Despite McMillan's endorsement, not every West Indian is charmed by the beach boys' philandering ways. Many in Jamaica and Barbados frown upon interracial liaisons and public displays of affection. Older residents, and some members of the clergy, condemn the culture of casual sex that makes sex tourism possible in the first place. But many Caribbean men, especially workers in the tourist trade, privately envy the young hustlers. I have heard taxi drivers, security guards, and hotel waiters ponder the glamorous life of the hustler. "If only I was younger," they say. Local women, on the other hand, tend to reserve their hostility for the tourist women, whom they accuse of preying on their young men, leading them astray.
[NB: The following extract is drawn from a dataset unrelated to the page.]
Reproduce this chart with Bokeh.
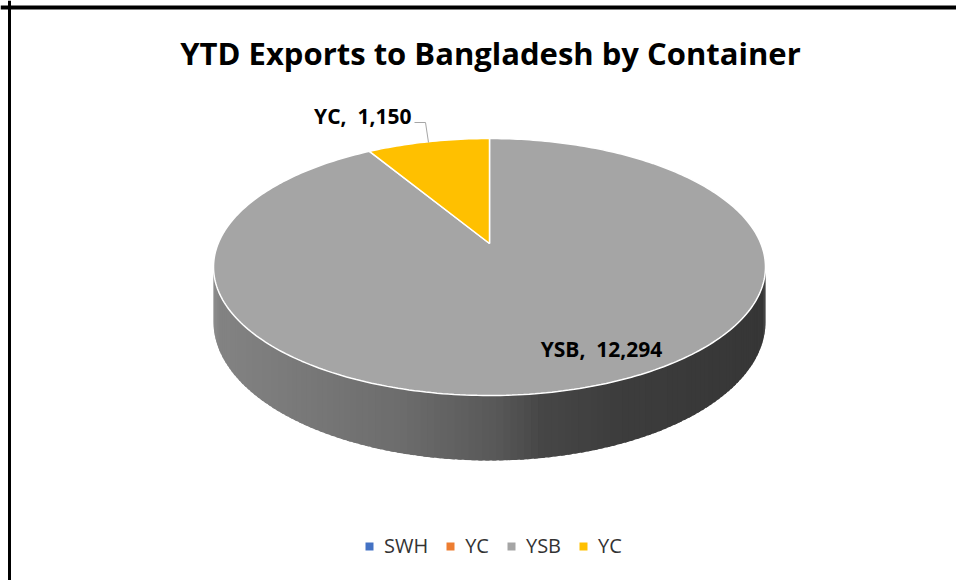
import math
from bokeh.plotting import figure
from bokeh.models import Range1d, Span, Legend, LegendItem
from bokeh.core.properties import value
from bokeh.embed import file_html
from bokeh.resources import INLINE

# ---- data ----
title_text = "YTD Exports to Bangladesh by Container"
categories = ["SWH", "YC", "YSB", "YC"]
values = [0, 0, 12294, 1150]
colors = ["#4472C4", "#ED7D31", "#A5A5A5", "#FFC000"]

# ---- layout (pixel space, y downwards) ----
W, H = 956, 580
CX, CY = 489, 243          # projected pie centre
D, A, B, T0 = 5.468, 679.1, 1483.6, 65.0   # perspective parameters
label_layout = {2: (601, 348, "center", None),
                3: (411, 115, "right", ((414, 122), (425, 122), (428, 142)))}

FONT = "Open Sans"


def proj(theta, r=1.0, h=0.0):
    u = r * math.sin(theta)
    v = r * math.cos(theta)
    z = D + v
    x = CX + B * u / z
    y = CY - A * v / z + h * T0 * (D - 1) / z
    return x, y


def side_factor(x):
    pts = [(213, 0.80), (400, 0.66), (500, 0.53), (540, 0.43), (620, 0.37), (765, 0.33)]
    if x <= pts[0][0]:
        return pts[0][1]
    for (x0, f0), (x1, f1) in zip(pts, pts[1:]):
        if x <= x1:
            t = (x - x0) / (x1 - x0)
            return f0 + t * (f1 - f0)
    return pts[-1][1]


def shade(hexc, f):
    r = int(hexc[1:3], 16); g = int(hexc[3:5], 16); b = int(hexc[5:7], 16)
    return "#%02x%02x%02x" % (int(r * f), int(g * f), int(b * f))


p = figure(width=W, height=H, x_range=Range1d(0, W), y_range=Range1d(H, 0),
           output_backend="svg", toolbar_location=None, min_border=0,
           outline_line_color=None, background_fill_color="white",
           border_fill_color="white")
p.axis.visible = False
p.grid.visible = False

total = float(sum(values))
starts, ends = [], []
acc = 0.0
for v in values:
    starts.append(2 * math.pi * acc / total)
    acc += v
    ends.append(2 * math.pi * acc / total)

# visible front side range (silhouette tangent points)
vis0 = math.acos(-1.0 / D)
vis1 = 2 * math.pi - vis0

# side walls
for i, v in enumerate(values):
    if v <= 0:
        continue
    a0 = max(starts[i], vis0)
    a1 = min(ends[i], vis1)
    if a1 <= a0:
        continue
    n = max(2, int((a1 - a0) / (2 * math.pi) * 300))
    step = (a1 - a0) / n
    for k in range(n):
        t0 = a0 + step * k
        t1 = min(a1, t0 + step * 1.6)
        p0 = proj(t0); p1 = proj(t1)
        q1 = proj(t1, h=1); q0 = proj(t0, h=1)
        c = shade(colors[i], side_factor((p0[0] + proj(t0 + step)[0]) / 2))
        p.patch(x=[p0[0], p1[0], q1[0], q0[0]], y=[p0[1], p1[1], q1[1], q0[1]],
                fill_color=c, line_color=None)

# top faces
for i, v in enumerate(values):
    if v <= 0:
        continue
    n = max(4, int((ends[i] - starts[i]) / (2 * math.pi) * 360))
    xs = [CX]; ys = [CY]
    for k in range(n + 1):
        t = starts[i] + (ends[i] - starts[i]) * k / n
        x, y = proj(t)
        xs.append(x); ys.append(y)
    p.patch(x=xs, y=ys, fill_color=colors[i], line_color="white", line_width=1.5)

# data labels
for i, v in enumerate(values):
    if v <= 0 or i not in label_layout:
        continue
    lx, ly, align, leader = label_layout[i]
    if leader:
        p.line(x=[q[0] for q in leader], y=[q[1] for q in leader], line_color="#A6A6A6", line_width=1)
    p.text(x=[lx], y=[ly], text=[f"{categories[i]},\u00a0 {v:,}"], text_align=align,
           text_baseline="middle", text_font=value(FONT), text_font_style="bold",
           text_font_size="21px", text_color="#000000")

# title
p.text(x=[490], y=[52], text=[title_text], text_align="center", text_baseline="middle",
       text_font=value(FONT), text_font_style="bold", text_font_size="31px", text_color="#000000")

# border of chart area (top and left visible)
p.add_layout(Span(location=7, dimension="width", line_color="black", line_width=4))
p.add_layout(Span(location=9, dimension="height", line_color="black", line_width=3))

# legend
items = []
for cat, col in zip(categories, colors):
    r = p.quad(left=[CX], right=[CX], top=[CY], bottom=[CY], fill_color=col, line_color=None)
    items.append(LegendItem(label=cat, renderers=[r]))
legend = Legend(items=items, orientation="horizontal", location=(364, 21),
                glyph_width=10, glyph_height=10, label_standoff=10, spacing=17,
                padding=0, margin=0, border_line_color=None, background_fill_alpha=0,
                label_text_font=FONT, label_text_font_size="20px", label_text_color="#333333")
p.add_layout(legend, "center")

open("out.html", "w").write(file_html(p, INLINE))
Like many West Indian males, beach boys and rent-a-dreads like to exercise what they consider a husband's authority over their temporary girlfriends. The men determine when and how to have sex, what restaurants and bars and nightclubs to patronize, what sights are worth taking in. First-time visitors generally acquiesce. But for sexually sophisticated women already familiar with the Caribbean, the perquisites of masculine control wear thin after a day or two. Few of these young men have ever been off the island; most never finished high school. When conversation runs aground, their elaborate flattery can lose much of its charm, and the woman may find herself paying for tiresome company. At this point, the terms of the relationship may be renegotiated—just the sex, please—or the man may be given his walking papers.